More Americans lease their vehicles than ever before. According to the New York Times, as many as 27 percent of drivers lease their vehicles. When a driver gets in an accident with a leased vehicle in Las Vegas, there are some unique things to consider.
Although much of the process for recovering will be the same as any other car accident, specific nuances for leased cars making having an experienced car accident lawyer on your side essential. Here are some critical considerations for car accidents involving leased cars.
What’s a Leased Vehicle?
A leased vehicle is a long-term car rental. You make a monthly payment in exchange for using a vehicle for a set period of time. When the lease is up, you return the vehicle to the leasing company.
Leasing a vehicle is different than buying a car with a loan. When you buy a car with a loan, you make monthly payments on the loan until you own the vehicle outright. With a lease, you don’t own the car at the end of your lease.

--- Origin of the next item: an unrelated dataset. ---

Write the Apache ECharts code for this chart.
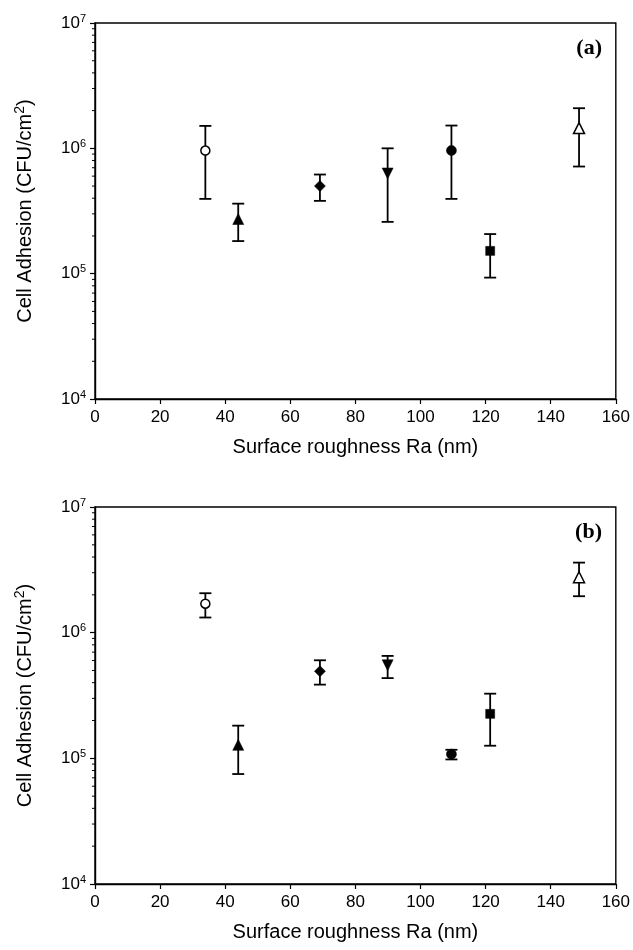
<!DOCTYPE html>
<html>
<head>
<meta charset="utf-8">
<script src="https://cdn.jsdelivr.net/npm/echarts@6/dist/echarts.min.js"></script>
<style>
html,body{margin:0;padding:0;background:#fff;}
#chart{width:633px;height:950px;}
</style>
</head>
<body>
<div id="chart"></div>
<script>
// ---- data ----
const roughness = [33.9, 44.0, 69.1, 89.9, 109.5, 121.4, 148.7];
const aMean = [9.6e5, 2.73e5, 5.0e5, 6.3e5, 9.6e5, 1.52e5, 1.45e6];
const aHigh = [1.51e6, 3.62e5, 6.18e5, 1.0e6, 1.52e6, 2.07e5, 2.09e6];
const aLow  = [3.95e5, 1.82e5, 3.81e5, 2.59e5, 3.95e5, 9.3e4, 7.16e5];
const bMean = [1.70e6, 1.28e5, 4.93e5, 5.5e5, 1.08e5, 2.26e5, 2.76e6];
const bHigh = [2.06e6, 1.82e5, 6.03e5, 6.53e5, 1.17e5, 3.27e5, 3.61e6];
const bLow  = [1.32e6, 7.5e4, 3.86e5, 4.35e5, 9.8e4, 1.26e5, 1.95e6];
const xTicks = [0, 20, 40, 60, 80, 100, 120, 140, 160];
const yMajor = [1e4, 1e5, 1e6, 1e7];
const minorMult = [2, 3, 4, 5, 6, 7, 8, 9];
const panelLabels = ['(a)', '(b)'];

// marker styles (one per sample)
const markers = [
  {symbol: 'circle', size: 9, open: true, rot: 0},
  {symbol: 'triangle', size: 11, open: false, rot: 0},
  {symbol: 'diamond', size: 11, open: false, rot: 0},
  {symbol: 'triangle', size: 11, open: false, rot: 180},
  {symbol: 'circle', size: 10, open: false, rot: 0},
  {symbol: 'rect', size: 9, open: false, rot: 0},
  {symbol: 'triangle', size: 11, open: true, rot: 0}
];

const minorVals = [];
for (let d = 0; d < yMajor.length - 1; d++) {
  minorMult.forEach(m => minorVals.push(yMajor[d] * m));
}

const FONT = 'Liberation Sans, Arial, sans-serif';
const grids = [
  {left: 95, top: 23, width: 522, height: 376, show: true, borderColor: '#000', borderWidth: 1.4},
  {left: 95, top: 507, width: 522, height: 377, show: true, borderColor: '#000', borderWidth: 1.4}
];

const xAxes = grids.map((g, i) => ({
  type: 'value', gridIndex: i, min: xTicks[0], max: xTicks[xTicks.length - 1], interval: 20,
  name: 'Surface roughness Ra (nm)', nameLocation: 'middle', nameGap: 38,
  nameTextStyle: {fontFamily: FONT, fontSize: 20, color: '#000'},
  axisLine: {lineStyle: {color: '#000', width: 1.4}},
  axisTick: {show: true, inside: false, length: 5, lineStyle: {color: '#000', width: 1.2}},
  axisLabel: {fontFamily: FONT, fontSize: 17, color: '#000', margin: 10},
  splitLine: {show: false}
}));

const yAxes = grids.map((g, i) => ({
  type: 'log', logBase: 10, gridIndex: i, min: yMajor[0], max: yMajor[yMajor.length - 1],
  name: '{t|Cell Adhesion (CFU/cm}{s|2}{t|)}', nameLocation: 'middle', nameGap: 58, nameRotate: 90,
  nameTextStyle: {
    color: '#000',
    rich: {
      t: {fontFamily: FONT, fontSize: 20, color: '#000', lineHeight: 24},
      s: {fontFamily: FONT, fontSize: 14, color: '#000', verticalAlign: 'top', lineHeight: 14}
    }
  },
  axisLine: {lineStyle: {color: '#000', width: 1.4}},
  axisTick: {show: true, inside: false, length: 5, lineStyle: {color: '#000', width: 1.2}},
  axisLabel: {
    margin: 9,
    formatter: v => '{b|10}{s|' + Math.round(Math.log10(v)) + '}',
    rich: {
      b: {fontFamily: FONT, fontSize: 17, color: '#000', lineHeight: 20},
      s: {fontFamily: FONT, fontSize: 11, color: '#000', verticalAlign: 'top', lineHeight: 11}
    }
  },
  splitLine: {show: false},
  minorTick: {show: false}
}));

const series = [];
const panels = [[aMean, aLow, aHigh], [bMean, bLow, bHigh]];
panels.forEach((p, gi) => {
  const [mean, low, high] = p;
  // minor log ticks
  series.push({
    type: 'custom', xAxisIndex: gi, yAxisIndex: gi, silent: true, z: 3,
    data: minorVals.map(v => [0, v]),
    renderItem: (params, api) => {
      const pt = api.coord([api.value(0), api.value(1)]);
      return {type: 'line', shape: {x1: pt[0] - 3, y1: pt[1], x2: pt[0], y2: pt[1]},
        style: {stroke: '#000', lineWidth: 1}};
    }
  });
  // error bars
  series.push({
    type: 'custom', xAxisIndex: gi, yAxisIndex: gi, silent: true, z: 4,
    data: roughness.map((x, k) => [x, low[k], high[k]]),
    renderItem: (params, api) => {
      const x = api.value(0);
      const lo = api.coord([x, api.value(1)]);
      const hi = api.coord([x, api.value(2)]);
      const cw = 6;
      return {type: 'group', children: [
        {type: 'line', shape: {x1: lo[0], y1: lo[1], x2: hi[0], y2: hi[1]}, style: {stroke: '#000', lineWidth: 1.8}},
        {type: 'line', shape: {x1: lo[0] - cw, y1: lo[1], x2: lo[0] + cw, y2: lo[1]}, style: {stroke: '#000', lineWidth: 1.8}},
        {type: 'line', shape: {x1: hi[0] - cw, y1: hi[1], x2: hi[0] + cw, y2: hi[1]}, style: {stroke: '#000', lineWidth: 1.8}}
      ]};
    }
  });
  // markers
  roughness.forEach((x, k) => {
    const m = markers[k];
    series.push({
      type: 'scatter', xAxisIndex: gi, yAxisIndex: gi, z: 5,
      symbol: m.symbol, symbolSize: m.size, symbolRotate: m.rot,
      itemStyle: {color: m.open ? '#fff' : '#000', borderColor: '#000', borderWidth: m.open ? 1.5 : 0.5, opacity: 1},
      data: [[x, mean[k]]]
    });
  });
});

const chart = echarts.init(document.getElementById('chart'), null, {renderer: 'canvas'});
chart.setOption({
  animation: false,
  backgroundColor: '#fff',
  title: panelLabels.map((t, i) => ({
    text: t, right: 26, top: i === 0 ? 32 : 516,
    textStyle: {fontFamily: 'Liberation Serif, Times New Roman, serif', fontWeight: 'bold', fontSize: 22, color: '#000'}
  })),
  grid: grids,
  xAxis: xAxes,
  yAxis: yAxes,
  series: series
});
</script>
</body>
</html>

Instead, you return the vehicle to the leasing company. You may have an option to purchase the vehicle at the end of the lease agreement. However, unless you make special arrangements to buy the vehicle, a vehicle lease is an agreement with a leasing company to use a car for a set period of time.
What Do I Need to Do If I Lease a Vehicle?
If you lease your vehicle, it’s critical to make sure that you have the insurance you need to protect yourself if you’re in an accident. There are special considerations for making sure you’re covered if you’re in a crash in a leased vehicle. It’s important to make sure that you address the following:
- Meeting Nevada’s insurance minimum coverage requirements for all drivers
- Collision and comprehensive coverage to cover you if you cause a crash or the other driver can’t pay for an accident they cause
- Coverage that complies with the terms of your lease agreement
- Gap coverage
Notifying the Leasing Company and Your Insurance Company
If you’re in an accident, you must tell both your leasing company and your insurance company. It’s not enough to notify one company. Your contracts with both companies require you to inform each company about the crash.
Your contracts likely require you to make contact with each company very quickly after the accident. In most cases, you have only a few days to tell them that the crash occurred.
What Happens If You Can Repair the Car?
After you notify the insurance company and leasing company that you’re in an accident, you typically take the vehicle to a body shop for a repair estimate. The insurance company might recommend a body shop, or you can find one on your own.
The insurance company looks at the damage to your vehicle to make an estimate of the cost to repair the damage. That estimate is typically what the insurance company pays you up to the limits of your policy. You likely also have a deductible to meet before the insurance company pays for your losses.
For example, consider you’re in an accident. You take the vehicle to Betty’s Body Shop. Betty says that your vehicle needs $3,000 in repairs. You have a $500 deductible and a $10,000 insurance limit. Your insurance company pays you $2500 to make the repairs. On the other hand, if your damages are $12,000 and you have a $10,000 insurance policy, the insurance company pays you $9500. That amount represents the $10,000 policy limit minus your $500 deductible.
What Happens If the Car Gets Totaled?
The body shop looks at the damages to your vehicle. If it’s going to cost more than 65 percent of the value of the vehicle to repair it, the insurance company may declare the vehicle a total loss. In that case, your insurance pays you for the cost of repairs. If your car gets totaled, your insurance typically pays you for the current, actual value of the vehicle. However, you still owe the leasing company for the remaining payments under the lease.
For example, consider you’re in an accident in your leased vehicle. The current value of the vehicle is $5,000. You have a deductible of $500. Your insurance company agrees to pay you $4500 for the actual value of the vehicle minus the deductible. However, you still owe $7,000 to the leasing company. The leasing company expects you to pay the entire amount. You’re on the hook to pay $2500 to the leasing company.
Fortunately, you can buy insurance coverage to help you in a situation where the value of your leased vehicle doesn’t cover the amount that you still owe after an accident. Insurance coverage to make up the difference between the value of your vehicle and your obligations under your lease is called gap coverage.
Gap coverage is a lifesaver for drivers who don’t want to worry about paying a large sum of money if they’re unexpectedly in a crash. Some leasing companies require you to have gap insurance.
What About Fault for the Accident?
If another driver causes the accident, you have a right to compensation for your damages. Your losses include the damage to your vehicle as well as compensation for any physical injuries and other economic and non-economic damages.
In Nevada, the driver that causes the accident has to pay for the damages. You may bring a claim against the other driver and their insurance company to cover your losses.
How Can an Attorney Help?
If you’re in an accident in a leased vehicle, a skilled accident attorney can help you determine the best plan of action to get the recovery that you deserve.
Your lawyer will help you determine what to do to fulfill the terms of your lease and maximize your compensation. They can help you determine what damages you may be eligible to receive from the other driver and how to claim your damages.